The five core evaluation criteria are financial stability, operational reliability, regulatory and legal compliance, cybersecurity posture, and reputational or ethical standing. In financial services, compliance and cybersecurity criteria typically carry the highest weight given the direct link to regulatory exposure.
How often should a supplier risk assessment be conducted?
Critical and high-risk vendors should be assessed annually at minimum. Immediate reassessment should be triggered by material events such as ownership changes, regulatory actions, or financial distress signals. Continuous monitoring should supplement — not replace — formal review cycles.
What regulatory requirements apply to supplier risk assessments for fintech companies?
Key frameworks include the 2023 FFIEC/OCC/FDIC interagency guidance (US), FCA outsourcing rules (UK), and DORA — applicable from January 17, 2025 — which imposes binding ICT third-party risk requirements across the EU. Fintechs operating across jurisdictions should align to the most demanding applicable standard.
What's the difference between a supplier risk assessment and a vendor risk assessment?

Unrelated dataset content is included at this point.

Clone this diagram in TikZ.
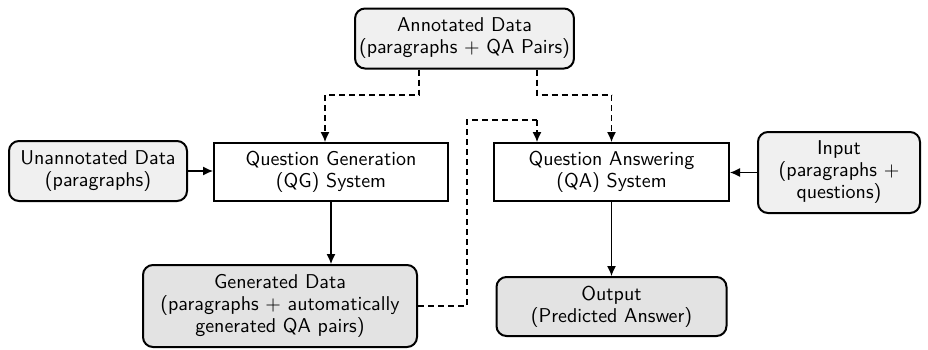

Vendor risk assessments typically focus on cybersecurity and data privacy. Supplier risk assessments cover a broader scope including financial stability, operational continuity, regulatory compliance, and ethical exposure. Both programs often run in parallel for regulated financial entities.
Which suppliers should fintech companies prioritize for risk assessment?
Prioritize vendors with access to customer data, payment infrastructure, or regulated functions such as KYC and AML screening, plus any vendors required by sponsor bank agreements. Operational criticality and regulatory touchpoints should drive prioritization — not spend volume alone.
What should a fintech do when a critical vendor fails a risk assessment?
Response options range from issuing a corrective action plan with defined remediation timelines, to increasing monitoring frequency, activating a contingency supplier, or beginning offboarding. Where continued use creates unacceptable AML, sanctions, or data security exposure, escalation to leadership and sponsor bank notification may be required.